** Begin Task material **

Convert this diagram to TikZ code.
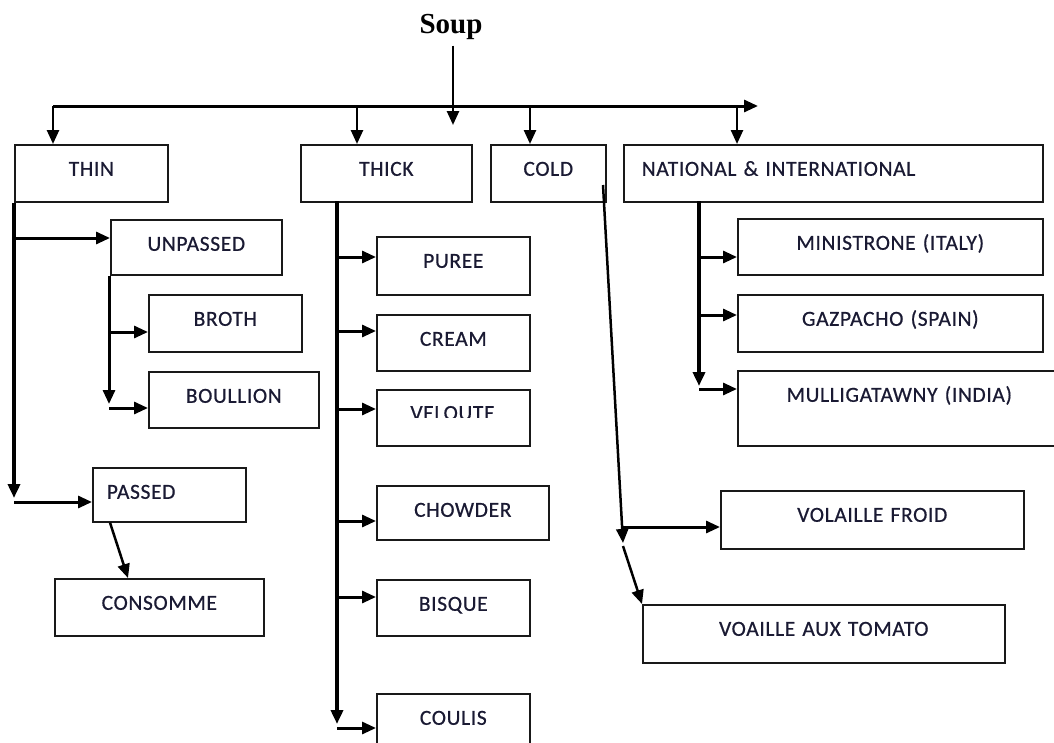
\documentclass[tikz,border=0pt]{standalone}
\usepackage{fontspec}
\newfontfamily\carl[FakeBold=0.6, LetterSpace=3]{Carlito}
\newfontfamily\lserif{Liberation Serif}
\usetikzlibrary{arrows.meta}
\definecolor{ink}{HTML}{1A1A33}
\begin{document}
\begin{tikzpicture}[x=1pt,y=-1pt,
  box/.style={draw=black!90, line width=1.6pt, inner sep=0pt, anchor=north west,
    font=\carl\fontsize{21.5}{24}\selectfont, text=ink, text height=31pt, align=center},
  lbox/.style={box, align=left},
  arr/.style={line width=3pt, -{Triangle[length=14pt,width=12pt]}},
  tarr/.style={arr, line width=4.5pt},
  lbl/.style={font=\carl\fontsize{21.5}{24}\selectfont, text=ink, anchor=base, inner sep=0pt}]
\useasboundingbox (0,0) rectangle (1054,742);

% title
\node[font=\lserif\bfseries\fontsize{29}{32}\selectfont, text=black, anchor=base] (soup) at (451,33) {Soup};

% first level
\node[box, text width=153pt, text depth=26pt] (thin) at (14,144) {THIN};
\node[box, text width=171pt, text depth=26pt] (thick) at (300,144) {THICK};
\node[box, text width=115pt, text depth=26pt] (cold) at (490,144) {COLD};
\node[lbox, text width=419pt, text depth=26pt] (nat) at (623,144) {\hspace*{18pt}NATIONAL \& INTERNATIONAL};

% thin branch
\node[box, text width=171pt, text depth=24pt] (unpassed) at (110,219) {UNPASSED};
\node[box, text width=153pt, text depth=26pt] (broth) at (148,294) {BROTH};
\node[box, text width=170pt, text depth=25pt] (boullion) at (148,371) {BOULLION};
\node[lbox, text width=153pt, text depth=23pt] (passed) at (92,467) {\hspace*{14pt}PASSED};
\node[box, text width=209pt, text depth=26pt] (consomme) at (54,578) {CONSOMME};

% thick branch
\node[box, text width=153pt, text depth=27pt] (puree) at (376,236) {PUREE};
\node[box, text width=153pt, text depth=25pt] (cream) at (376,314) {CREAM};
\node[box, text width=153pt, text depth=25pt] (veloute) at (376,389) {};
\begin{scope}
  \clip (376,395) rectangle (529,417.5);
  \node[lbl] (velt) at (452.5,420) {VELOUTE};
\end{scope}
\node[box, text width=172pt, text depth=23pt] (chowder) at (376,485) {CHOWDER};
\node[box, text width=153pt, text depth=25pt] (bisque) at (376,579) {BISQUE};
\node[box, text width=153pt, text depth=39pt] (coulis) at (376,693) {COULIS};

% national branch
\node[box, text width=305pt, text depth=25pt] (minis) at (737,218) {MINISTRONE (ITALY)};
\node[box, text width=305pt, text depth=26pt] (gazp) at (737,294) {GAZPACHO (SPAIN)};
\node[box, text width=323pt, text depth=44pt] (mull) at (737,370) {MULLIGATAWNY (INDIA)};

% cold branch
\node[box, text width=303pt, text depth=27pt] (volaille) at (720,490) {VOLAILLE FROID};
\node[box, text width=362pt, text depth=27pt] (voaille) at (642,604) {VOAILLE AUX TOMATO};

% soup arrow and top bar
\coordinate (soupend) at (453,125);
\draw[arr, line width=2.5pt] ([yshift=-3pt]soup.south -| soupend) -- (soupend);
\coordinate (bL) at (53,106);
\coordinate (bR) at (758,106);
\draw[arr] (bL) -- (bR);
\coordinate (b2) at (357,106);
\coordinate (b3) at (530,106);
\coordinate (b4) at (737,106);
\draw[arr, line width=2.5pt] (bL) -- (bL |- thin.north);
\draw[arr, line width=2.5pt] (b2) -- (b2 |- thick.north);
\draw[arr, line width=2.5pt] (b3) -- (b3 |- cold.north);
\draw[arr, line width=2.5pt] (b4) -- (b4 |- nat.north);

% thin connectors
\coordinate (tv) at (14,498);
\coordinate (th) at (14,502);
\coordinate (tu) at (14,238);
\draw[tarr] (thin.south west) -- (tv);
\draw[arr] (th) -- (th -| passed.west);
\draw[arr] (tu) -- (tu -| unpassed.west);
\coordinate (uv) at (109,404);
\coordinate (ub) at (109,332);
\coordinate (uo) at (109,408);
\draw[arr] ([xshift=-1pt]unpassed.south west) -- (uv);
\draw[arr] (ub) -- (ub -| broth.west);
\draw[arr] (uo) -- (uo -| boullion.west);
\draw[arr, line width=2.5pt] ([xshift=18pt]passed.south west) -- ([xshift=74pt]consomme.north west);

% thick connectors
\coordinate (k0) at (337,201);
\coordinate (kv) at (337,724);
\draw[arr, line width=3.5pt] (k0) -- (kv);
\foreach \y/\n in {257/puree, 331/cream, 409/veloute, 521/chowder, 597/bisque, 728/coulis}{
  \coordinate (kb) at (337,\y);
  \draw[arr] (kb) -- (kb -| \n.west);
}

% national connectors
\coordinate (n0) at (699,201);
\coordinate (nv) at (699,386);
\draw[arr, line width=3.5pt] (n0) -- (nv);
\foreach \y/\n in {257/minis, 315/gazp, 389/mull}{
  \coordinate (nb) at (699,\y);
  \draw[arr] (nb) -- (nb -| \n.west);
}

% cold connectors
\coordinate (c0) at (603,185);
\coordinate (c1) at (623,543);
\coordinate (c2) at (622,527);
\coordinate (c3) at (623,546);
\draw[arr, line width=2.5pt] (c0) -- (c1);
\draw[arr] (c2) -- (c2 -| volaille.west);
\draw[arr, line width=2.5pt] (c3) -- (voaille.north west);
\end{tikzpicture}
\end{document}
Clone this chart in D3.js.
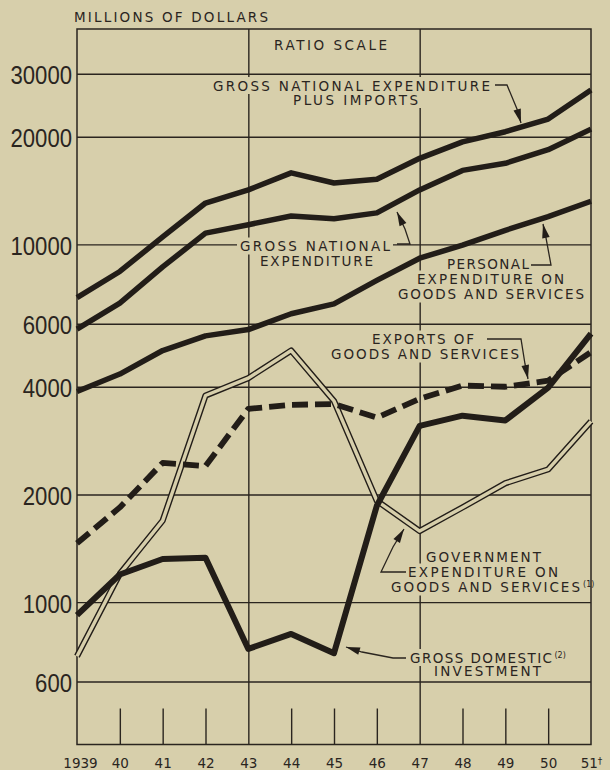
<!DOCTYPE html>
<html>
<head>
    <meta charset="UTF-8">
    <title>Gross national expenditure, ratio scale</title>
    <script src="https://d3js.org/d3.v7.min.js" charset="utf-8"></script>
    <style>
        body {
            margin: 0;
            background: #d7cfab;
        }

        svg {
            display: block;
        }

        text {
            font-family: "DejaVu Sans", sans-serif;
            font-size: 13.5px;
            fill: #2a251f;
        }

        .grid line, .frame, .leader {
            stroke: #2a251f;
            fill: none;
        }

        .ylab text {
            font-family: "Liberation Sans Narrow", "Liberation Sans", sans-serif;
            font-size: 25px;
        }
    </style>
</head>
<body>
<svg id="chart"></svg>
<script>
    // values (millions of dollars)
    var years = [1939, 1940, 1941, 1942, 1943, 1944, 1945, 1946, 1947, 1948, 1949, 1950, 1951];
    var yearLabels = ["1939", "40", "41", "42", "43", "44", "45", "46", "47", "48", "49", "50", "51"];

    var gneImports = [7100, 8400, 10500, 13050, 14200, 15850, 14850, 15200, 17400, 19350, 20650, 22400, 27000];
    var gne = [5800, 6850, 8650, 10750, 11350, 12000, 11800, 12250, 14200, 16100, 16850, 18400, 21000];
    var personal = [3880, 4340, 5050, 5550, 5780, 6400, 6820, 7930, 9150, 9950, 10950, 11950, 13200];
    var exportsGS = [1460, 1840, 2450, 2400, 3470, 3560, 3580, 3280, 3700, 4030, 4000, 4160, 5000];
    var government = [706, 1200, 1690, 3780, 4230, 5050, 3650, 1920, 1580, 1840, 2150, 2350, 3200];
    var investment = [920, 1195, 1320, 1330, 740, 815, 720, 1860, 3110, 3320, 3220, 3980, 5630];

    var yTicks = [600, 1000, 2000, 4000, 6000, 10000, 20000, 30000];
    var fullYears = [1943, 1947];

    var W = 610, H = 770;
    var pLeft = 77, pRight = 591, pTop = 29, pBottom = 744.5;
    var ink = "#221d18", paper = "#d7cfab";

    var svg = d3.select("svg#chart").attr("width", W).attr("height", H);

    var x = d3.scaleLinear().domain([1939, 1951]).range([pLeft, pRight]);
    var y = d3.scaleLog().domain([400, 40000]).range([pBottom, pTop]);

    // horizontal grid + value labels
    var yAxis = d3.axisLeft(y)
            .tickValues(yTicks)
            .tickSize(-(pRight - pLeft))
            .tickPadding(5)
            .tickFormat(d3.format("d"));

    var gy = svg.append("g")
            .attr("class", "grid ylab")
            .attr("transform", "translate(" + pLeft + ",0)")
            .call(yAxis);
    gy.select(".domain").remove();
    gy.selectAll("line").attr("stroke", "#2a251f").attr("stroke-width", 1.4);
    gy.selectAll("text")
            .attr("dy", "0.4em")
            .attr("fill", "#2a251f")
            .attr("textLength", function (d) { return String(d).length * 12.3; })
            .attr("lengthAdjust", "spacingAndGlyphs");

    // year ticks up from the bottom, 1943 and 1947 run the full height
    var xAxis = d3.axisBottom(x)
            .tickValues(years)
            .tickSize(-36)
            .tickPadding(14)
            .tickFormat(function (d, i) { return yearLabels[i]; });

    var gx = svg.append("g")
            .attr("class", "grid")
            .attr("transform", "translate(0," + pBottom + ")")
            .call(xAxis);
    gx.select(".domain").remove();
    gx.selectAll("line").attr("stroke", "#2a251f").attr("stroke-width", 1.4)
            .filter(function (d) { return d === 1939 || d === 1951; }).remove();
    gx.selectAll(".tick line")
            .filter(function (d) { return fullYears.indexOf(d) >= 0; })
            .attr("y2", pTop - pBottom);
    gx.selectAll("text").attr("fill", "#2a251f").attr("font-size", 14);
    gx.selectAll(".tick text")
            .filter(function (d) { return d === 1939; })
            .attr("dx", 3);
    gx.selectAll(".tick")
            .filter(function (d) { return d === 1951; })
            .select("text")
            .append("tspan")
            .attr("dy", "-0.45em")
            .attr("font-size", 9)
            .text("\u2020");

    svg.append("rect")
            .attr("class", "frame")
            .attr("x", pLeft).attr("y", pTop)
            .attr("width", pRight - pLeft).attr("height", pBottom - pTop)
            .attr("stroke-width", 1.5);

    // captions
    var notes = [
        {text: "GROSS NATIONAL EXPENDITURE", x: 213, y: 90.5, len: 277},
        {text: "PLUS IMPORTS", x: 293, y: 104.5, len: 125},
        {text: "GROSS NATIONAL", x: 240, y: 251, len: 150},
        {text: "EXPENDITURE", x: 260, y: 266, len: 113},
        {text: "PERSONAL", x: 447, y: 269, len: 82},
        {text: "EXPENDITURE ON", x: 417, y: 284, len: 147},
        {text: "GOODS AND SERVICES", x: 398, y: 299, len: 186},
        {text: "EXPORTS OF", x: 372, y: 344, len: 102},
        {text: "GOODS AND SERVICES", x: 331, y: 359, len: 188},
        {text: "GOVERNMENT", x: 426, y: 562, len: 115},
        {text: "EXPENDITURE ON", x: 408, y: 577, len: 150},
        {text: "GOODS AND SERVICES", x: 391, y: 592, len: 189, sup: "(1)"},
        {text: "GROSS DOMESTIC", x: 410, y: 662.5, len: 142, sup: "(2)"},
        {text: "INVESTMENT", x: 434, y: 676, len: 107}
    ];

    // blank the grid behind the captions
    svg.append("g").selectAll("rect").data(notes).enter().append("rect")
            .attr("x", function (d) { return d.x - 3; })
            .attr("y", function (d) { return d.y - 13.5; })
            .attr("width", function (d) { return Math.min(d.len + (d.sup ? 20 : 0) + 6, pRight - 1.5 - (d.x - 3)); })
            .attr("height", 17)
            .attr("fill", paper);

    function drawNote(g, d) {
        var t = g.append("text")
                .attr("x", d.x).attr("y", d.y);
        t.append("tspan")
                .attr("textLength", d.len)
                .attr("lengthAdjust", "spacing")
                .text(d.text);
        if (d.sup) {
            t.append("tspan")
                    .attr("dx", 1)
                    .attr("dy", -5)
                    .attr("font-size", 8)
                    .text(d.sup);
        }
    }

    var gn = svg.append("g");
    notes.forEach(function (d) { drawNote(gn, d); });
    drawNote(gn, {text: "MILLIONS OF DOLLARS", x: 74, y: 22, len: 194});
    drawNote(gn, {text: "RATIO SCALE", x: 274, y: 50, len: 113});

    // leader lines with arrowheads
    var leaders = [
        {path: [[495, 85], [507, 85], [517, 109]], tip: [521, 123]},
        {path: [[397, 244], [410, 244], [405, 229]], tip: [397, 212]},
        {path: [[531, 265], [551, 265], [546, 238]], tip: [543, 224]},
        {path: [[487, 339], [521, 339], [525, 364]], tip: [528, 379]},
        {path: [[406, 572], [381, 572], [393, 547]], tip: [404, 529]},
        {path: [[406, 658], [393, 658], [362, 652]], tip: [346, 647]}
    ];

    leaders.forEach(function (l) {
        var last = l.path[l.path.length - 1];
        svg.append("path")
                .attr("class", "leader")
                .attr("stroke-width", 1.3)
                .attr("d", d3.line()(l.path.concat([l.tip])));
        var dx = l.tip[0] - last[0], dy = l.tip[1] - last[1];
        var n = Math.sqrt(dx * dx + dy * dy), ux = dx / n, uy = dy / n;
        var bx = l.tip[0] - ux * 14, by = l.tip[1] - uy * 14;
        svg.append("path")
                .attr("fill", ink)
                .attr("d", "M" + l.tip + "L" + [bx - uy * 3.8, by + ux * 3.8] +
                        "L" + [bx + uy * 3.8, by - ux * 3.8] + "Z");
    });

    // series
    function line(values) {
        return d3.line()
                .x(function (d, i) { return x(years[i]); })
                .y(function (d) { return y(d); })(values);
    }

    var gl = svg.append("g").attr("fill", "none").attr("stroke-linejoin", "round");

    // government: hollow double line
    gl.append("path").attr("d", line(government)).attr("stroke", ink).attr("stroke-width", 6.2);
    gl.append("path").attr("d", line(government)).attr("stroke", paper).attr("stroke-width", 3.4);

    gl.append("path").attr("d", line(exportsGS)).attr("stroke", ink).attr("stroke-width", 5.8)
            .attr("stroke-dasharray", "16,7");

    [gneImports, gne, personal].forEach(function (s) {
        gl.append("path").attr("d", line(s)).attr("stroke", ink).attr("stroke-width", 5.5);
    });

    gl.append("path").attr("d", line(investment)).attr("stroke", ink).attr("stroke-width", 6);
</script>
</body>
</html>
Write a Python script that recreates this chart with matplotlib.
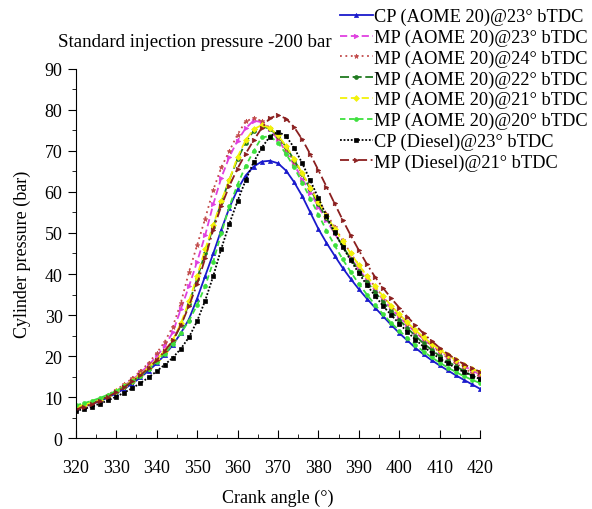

** End Task material **

- _Exercise prompt_:
Nothing but the lines from the start of the records above through the line with "(0,0) rectangle (1054,742);" should be retyped, each exactly as written; leave out all pictures.

- _Final result_:
Convert this diagram to TikZ code.
\documentclass[tikz,border=0pt]{standalone}
\usepackage{fontspec}
\newfontfamily\carl[FakeBold=0.6, LetterSpace=3]{Carlito}
\newfontfamily\lserif{Liberation Serif}
\usetikzlibrary{arrows.meta}
\definecolor{ink}{HTML}{1A1A33}
\begin{document}
\begin{tikzpicture}[x=1pt,y=-1pt,
  box/.style={draw=black!90, line width=1.6pt, inner sep=0pt, anchor=north west,
    font=\carl\fontsize{21.5}{24}\selectfont, text=ink, text height=31pt, align=center},
  lbox/.style={box, align=left},
  arr/.style={line width=3pt, -{Triangle[length=14pt,width=12pt]}},
  tarr/.style={arr, line width=4.5pt},
  lbl/.style={font=\carl\fontsize{21.5}{24}\selectfont, text=ink, anchor=base, inner sep=0pt}]
\useasboundingbox (0,0) rectangle (1054,742);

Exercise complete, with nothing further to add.